-- Begin --

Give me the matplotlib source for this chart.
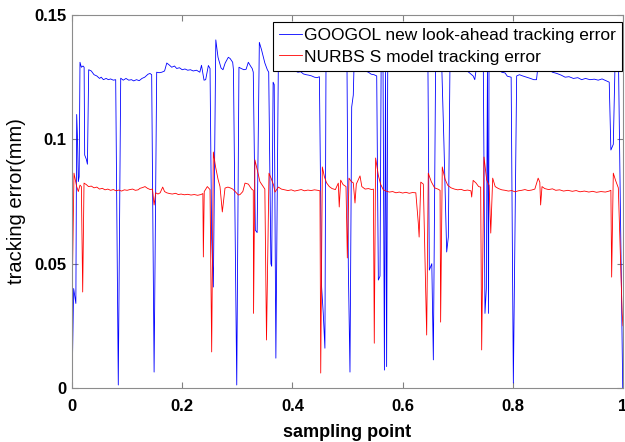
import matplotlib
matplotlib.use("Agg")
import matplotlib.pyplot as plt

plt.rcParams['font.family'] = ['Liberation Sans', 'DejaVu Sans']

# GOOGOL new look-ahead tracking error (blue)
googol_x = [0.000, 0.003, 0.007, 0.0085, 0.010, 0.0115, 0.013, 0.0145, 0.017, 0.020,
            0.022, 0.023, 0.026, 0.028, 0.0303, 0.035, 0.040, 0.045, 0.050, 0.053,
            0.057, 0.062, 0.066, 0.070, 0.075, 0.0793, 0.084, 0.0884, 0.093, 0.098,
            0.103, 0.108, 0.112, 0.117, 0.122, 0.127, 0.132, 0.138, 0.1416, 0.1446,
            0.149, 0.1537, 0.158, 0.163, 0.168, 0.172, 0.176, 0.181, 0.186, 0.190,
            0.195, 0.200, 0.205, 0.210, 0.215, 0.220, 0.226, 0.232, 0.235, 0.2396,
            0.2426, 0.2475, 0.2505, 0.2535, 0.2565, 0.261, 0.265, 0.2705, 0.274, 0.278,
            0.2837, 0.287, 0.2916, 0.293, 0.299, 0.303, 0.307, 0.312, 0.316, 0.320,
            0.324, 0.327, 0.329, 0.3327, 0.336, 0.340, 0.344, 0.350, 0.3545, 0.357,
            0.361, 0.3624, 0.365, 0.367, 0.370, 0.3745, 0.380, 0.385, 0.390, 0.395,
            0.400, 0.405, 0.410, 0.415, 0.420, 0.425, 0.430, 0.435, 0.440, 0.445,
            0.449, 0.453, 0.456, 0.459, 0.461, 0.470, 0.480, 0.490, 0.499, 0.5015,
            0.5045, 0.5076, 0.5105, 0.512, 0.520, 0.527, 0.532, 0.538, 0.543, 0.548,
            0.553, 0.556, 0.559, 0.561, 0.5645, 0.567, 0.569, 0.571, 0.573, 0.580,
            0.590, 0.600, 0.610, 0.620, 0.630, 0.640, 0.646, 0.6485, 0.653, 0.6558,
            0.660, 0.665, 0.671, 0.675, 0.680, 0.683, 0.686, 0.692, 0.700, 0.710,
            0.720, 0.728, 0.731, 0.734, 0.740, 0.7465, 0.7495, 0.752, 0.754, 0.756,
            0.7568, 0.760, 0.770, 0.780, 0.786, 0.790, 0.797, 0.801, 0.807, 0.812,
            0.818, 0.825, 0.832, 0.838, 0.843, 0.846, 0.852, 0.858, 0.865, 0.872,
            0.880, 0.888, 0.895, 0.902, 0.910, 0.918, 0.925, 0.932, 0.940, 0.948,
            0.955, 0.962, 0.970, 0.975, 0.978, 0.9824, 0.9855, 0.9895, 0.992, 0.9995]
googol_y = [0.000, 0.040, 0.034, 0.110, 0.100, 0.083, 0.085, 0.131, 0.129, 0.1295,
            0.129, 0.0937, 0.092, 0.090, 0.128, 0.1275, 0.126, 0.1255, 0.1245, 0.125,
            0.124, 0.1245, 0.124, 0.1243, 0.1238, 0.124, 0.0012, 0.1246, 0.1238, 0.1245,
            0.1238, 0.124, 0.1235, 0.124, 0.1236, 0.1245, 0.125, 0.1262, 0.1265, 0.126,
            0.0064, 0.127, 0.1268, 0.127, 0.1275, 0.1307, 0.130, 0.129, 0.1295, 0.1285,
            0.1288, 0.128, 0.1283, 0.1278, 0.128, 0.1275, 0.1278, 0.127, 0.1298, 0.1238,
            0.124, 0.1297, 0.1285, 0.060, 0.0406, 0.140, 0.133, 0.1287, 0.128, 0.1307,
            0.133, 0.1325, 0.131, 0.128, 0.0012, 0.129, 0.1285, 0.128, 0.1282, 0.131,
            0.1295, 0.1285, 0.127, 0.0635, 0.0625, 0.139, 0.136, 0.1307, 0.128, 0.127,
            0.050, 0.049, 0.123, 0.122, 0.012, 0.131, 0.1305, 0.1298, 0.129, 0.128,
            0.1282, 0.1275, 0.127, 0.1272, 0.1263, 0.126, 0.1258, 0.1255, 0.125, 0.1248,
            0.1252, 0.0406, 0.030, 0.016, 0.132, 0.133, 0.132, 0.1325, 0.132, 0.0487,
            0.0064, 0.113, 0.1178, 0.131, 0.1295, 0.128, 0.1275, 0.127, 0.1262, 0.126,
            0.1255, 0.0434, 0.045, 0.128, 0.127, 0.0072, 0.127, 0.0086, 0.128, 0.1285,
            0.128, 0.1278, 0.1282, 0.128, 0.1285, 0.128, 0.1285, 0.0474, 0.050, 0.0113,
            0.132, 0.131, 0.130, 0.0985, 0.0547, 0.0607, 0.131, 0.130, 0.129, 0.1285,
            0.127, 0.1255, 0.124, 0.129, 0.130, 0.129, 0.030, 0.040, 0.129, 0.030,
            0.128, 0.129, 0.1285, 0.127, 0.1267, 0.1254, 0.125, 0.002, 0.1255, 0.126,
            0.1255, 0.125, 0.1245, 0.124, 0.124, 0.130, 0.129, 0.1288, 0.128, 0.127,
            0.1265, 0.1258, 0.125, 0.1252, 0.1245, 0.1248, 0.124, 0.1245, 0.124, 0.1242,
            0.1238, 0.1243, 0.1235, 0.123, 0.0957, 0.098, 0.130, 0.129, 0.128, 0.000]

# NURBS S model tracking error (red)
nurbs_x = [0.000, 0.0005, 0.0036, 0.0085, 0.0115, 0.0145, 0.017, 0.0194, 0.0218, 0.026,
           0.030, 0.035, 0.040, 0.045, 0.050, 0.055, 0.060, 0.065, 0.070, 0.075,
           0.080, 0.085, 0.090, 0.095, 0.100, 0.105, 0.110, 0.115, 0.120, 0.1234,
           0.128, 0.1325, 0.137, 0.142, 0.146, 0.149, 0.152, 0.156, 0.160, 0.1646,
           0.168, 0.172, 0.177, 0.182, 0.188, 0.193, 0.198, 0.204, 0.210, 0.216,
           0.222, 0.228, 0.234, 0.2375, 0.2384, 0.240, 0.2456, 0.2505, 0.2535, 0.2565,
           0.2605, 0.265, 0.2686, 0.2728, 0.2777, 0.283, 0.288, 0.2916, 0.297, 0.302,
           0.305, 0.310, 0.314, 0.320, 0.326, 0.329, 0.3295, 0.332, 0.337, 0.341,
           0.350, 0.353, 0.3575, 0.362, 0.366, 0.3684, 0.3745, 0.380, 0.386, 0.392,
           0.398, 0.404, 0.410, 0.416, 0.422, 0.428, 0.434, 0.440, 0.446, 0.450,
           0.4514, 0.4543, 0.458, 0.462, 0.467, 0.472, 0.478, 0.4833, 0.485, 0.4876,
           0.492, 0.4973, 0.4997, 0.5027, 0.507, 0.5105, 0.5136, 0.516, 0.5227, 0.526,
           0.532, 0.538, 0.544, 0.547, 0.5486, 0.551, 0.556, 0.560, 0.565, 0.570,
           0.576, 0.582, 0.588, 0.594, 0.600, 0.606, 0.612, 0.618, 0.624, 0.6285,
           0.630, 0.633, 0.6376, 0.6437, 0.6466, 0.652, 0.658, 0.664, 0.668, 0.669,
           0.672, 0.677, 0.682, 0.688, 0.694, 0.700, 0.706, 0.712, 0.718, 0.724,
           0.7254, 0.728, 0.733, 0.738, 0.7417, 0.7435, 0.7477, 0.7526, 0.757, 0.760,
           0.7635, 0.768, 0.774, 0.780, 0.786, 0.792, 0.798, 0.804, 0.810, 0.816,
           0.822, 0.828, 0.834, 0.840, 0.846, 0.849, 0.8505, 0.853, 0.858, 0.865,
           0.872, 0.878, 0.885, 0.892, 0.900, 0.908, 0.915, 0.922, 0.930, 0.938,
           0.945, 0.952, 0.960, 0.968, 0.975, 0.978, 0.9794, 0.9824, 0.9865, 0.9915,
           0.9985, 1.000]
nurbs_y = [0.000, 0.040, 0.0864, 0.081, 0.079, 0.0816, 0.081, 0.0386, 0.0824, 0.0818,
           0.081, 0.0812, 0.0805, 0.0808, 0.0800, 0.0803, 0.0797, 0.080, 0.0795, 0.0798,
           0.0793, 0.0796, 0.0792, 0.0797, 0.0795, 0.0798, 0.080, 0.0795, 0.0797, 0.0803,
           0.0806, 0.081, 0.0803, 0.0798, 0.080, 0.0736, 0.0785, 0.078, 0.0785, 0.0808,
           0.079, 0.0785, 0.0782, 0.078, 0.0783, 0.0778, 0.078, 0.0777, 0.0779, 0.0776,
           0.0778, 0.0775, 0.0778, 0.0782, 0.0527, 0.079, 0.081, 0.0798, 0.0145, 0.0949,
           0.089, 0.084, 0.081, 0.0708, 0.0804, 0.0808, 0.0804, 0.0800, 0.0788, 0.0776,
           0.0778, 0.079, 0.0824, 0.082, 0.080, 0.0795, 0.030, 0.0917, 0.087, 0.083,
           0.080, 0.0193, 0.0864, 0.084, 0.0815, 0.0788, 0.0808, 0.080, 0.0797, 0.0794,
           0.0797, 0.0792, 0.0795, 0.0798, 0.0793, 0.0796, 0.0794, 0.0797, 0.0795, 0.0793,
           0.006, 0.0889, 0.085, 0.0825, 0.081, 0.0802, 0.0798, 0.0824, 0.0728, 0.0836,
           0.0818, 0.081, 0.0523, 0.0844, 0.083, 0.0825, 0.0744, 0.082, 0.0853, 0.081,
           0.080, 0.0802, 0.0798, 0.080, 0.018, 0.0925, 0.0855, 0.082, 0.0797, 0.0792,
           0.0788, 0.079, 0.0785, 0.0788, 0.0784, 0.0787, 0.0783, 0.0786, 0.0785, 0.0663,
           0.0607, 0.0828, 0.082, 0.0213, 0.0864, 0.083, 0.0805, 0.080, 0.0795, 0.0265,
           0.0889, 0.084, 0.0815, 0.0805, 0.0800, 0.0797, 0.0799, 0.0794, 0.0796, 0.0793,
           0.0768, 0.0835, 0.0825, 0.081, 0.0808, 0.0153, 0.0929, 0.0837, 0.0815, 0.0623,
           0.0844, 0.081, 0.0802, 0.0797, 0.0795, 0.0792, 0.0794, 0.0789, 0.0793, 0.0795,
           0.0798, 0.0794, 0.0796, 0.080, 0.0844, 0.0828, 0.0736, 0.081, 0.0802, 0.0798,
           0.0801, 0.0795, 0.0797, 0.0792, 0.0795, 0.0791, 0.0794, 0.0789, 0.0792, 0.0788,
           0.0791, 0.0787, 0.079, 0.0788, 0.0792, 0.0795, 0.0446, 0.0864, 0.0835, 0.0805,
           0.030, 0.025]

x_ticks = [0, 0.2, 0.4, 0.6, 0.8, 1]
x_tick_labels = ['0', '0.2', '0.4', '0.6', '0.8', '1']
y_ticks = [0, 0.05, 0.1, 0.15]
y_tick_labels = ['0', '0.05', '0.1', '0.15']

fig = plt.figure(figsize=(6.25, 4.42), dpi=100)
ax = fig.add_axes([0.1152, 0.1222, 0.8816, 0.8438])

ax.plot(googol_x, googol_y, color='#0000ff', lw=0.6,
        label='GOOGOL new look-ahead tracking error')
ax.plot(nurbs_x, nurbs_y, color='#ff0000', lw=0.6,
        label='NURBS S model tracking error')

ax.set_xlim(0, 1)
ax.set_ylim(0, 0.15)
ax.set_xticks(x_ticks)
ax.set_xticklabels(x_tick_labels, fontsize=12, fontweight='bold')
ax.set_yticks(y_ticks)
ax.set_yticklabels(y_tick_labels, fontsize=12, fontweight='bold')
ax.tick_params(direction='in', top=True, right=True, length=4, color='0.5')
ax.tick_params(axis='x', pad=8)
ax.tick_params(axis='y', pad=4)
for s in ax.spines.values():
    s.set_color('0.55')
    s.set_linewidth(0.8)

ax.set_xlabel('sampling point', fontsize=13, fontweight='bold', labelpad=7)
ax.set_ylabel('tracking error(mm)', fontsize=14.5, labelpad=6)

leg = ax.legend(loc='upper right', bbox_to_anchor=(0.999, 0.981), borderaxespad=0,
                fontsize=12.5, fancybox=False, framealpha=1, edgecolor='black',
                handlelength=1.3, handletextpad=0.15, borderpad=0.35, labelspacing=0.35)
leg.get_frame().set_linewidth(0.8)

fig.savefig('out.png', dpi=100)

-- End --

• _WHAT TO DO_
Repeat, with no pictures, each line from the beginning of the data through the line containing "plt.rcParams['font.family'] = ['Liberation", inclusive.

• _COMPLETE OUTPUT_
Give me the matplotlib source for this chart.
import matplotlib
matplotlib.use("Agg")
import matplotlib.pyplot as plt

plt.rcParams['font.family'] = ['Liberation Sans', 'DejaVu Sans']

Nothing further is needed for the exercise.